## Begin
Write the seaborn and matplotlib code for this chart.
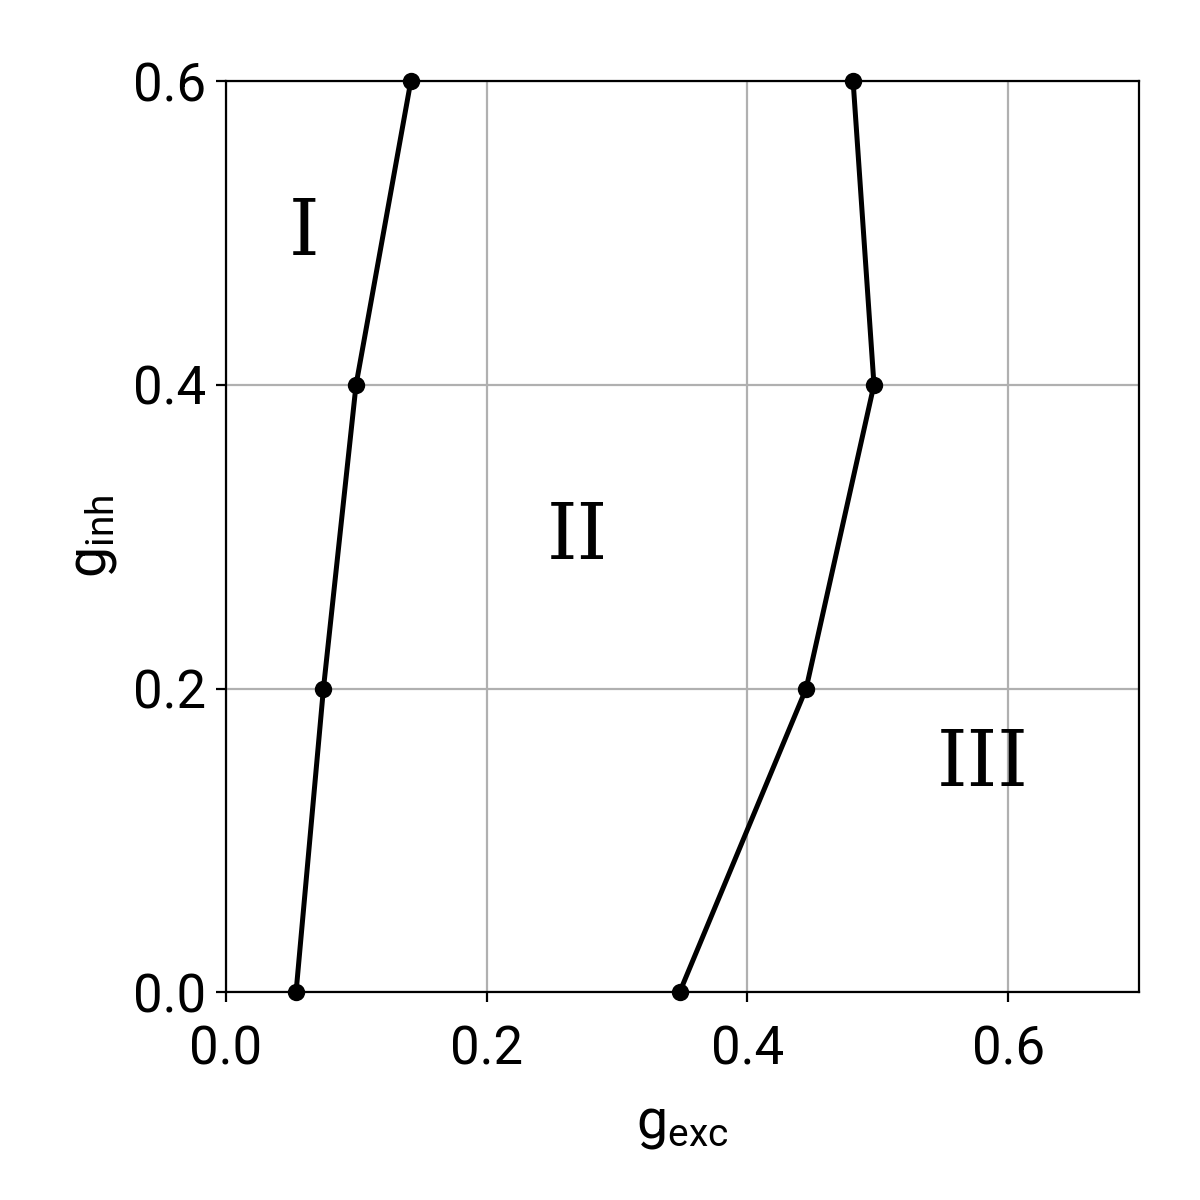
## End
## Begin
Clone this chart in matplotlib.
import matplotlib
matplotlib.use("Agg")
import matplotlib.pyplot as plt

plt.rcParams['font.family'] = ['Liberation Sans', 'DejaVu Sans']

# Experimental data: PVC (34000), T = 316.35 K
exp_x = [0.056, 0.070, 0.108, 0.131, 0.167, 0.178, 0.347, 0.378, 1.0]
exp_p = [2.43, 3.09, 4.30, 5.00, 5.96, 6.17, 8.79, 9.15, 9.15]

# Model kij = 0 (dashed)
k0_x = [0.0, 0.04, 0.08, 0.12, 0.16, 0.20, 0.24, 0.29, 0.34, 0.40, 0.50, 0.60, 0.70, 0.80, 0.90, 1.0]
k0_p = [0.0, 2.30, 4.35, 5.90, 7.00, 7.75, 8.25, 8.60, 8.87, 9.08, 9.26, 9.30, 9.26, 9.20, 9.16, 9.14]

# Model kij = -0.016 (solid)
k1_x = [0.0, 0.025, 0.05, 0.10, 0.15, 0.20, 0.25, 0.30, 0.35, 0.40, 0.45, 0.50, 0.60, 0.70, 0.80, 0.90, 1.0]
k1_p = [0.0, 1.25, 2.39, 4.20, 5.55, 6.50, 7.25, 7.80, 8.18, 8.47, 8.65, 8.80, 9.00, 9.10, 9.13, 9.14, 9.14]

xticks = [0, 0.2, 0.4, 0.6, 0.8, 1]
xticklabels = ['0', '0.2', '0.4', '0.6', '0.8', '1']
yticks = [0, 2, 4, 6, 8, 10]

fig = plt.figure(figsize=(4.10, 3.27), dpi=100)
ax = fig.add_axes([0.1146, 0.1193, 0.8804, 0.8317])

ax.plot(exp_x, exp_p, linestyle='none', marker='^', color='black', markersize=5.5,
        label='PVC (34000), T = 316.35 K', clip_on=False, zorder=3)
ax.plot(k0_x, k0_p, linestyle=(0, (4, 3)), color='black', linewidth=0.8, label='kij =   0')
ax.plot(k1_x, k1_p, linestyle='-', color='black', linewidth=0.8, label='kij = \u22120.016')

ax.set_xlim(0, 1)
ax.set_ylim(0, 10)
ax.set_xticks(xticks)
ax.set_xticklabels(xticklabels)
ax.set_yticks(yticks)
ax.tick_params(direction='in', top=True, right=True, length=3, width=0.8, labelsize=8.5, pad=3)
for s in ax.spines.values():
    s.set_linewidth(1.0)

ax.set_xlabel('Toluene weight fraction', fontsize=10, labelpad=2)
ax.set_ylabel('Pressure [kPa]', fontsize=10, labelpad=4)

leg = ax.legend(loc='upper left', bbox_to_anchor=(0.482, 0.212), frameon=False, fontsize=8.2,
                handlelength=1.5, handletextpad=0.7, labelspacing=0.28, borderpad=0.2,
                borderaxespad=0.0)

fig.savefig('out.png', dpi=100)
## End
--- WORK TO BE COMPLETED ---
Return only the part of the records above that opens with the line containing "Clone this chart in matplotlib." and closes with the line containing "fig.savefig('out.png', dpi=100)", ends included.

--- EXPECTED ANSWER ---
Clone this chart in matplotlib.
import matplotlib
matplotlib.use("Agg")
import matplotlib.pyplot as plt

plt.rcParams['font.family'] = ['Liberation Sans', 'DejaVu Sans']

# Experimental data: PVC (34000), T = 316.35 K
exp_x = [0.056, 0.070, 0.108, 0.131, 0.167, 0.178, 0.347, 0.378, 1.0]
exp_p = [2.43, 3.09, 4.30, 5.00, 5.96, 6.17, 8.79, 9.15, 9.15]

# Model kij = 0 (dashed)
k0_x = [0.0, 0.04, 0.08, 0.12, 0.16, 0.20, 0.24, 0.29, 0.34, 0.40, 0.50, 0.60, 0.70, 0.80, 0.90, 1.0]
k0_p = [0.0, 2.30, 4.35, 5.90, 7.00, 7.75, 8.25, 8.60, 8.87, 9.08, 9.26, 9.30, 9.26, 9.20, 9.16, 9.14]

# Model kij = -0.016 (solid)
k1_x = [0.0, 0.025, 0.05, 0.10, 0.15, 0.20, 0.25, 0.30, 0.35, 0.40, 0.45, 0.50, 0.60, 0.70, 0.80, 0.90, 1.0]
k1_p = [0.0, 1.25, 2.39, 4.20, 5.55, 6.50, 7.25, 7.80, 8.18, 8.47, 8.65, 8.80, 9.00, 9.10, 9.13, 9.14, 9.14]

xticks = [0, 0.2, 0.4, 0.6, 0.8, 1]
xticklabels = ['0', '0.2', '0.4', '0.6', '0.8', '1']
yticks = [0, 2, 4, 6, 8, 10]

fig = plt.figure(figsize=(4.10, 3.27), dpi=100)
ax = fig.add_axes([0.1146, 0.1193, 0.8804, 0.8317])

ax.plot(exp_x, exp_p, linestyle='none', marker='^', color='black', markersize=5.5,
        label='PVC (34000), T = 316.35 K', clip_on=False, zorder=3)
ax.plot(k0_x, k0_p, linestyle=(0, (4, 3)), color='black', linewidth=0.8, label='kij =   0')
ax.plot(k1_x, k1_p, linestyle='-', color='black', linewidth=0.8, label='kij = \u22120.016')

ax.set_xlim(0, 1)
ax.set_ylim(0, 10)
ax.set_xticks(xticks)
ax.set_xticklabels(xticklabels)
ax.set_yticks(yticks)
ax.tick_params(direction='in', top=True, right=True, length=3, width=0.8, labelsize=8.5, pad=3)
for s in ax.spines.values():
    s.set_linewidth(1.0)

ax.set_xlabel('Toluene weight fraction', fontsize=10, labelpad=2)
ax.set_ylabel('Pressure [kPa]', fontsize=10, labelpad=4)

leg = ax.legend(loc='upper left', bbox_to_anchor=(0.482, 0.212), frameon=False, fontsize=8.2,
                handlelength=1.5, handletextpad=0.7, labelspacing=0.28, borderpad=0.2,
                borderaxespad=0.0)

fig.savefig('out.png', dpi=100)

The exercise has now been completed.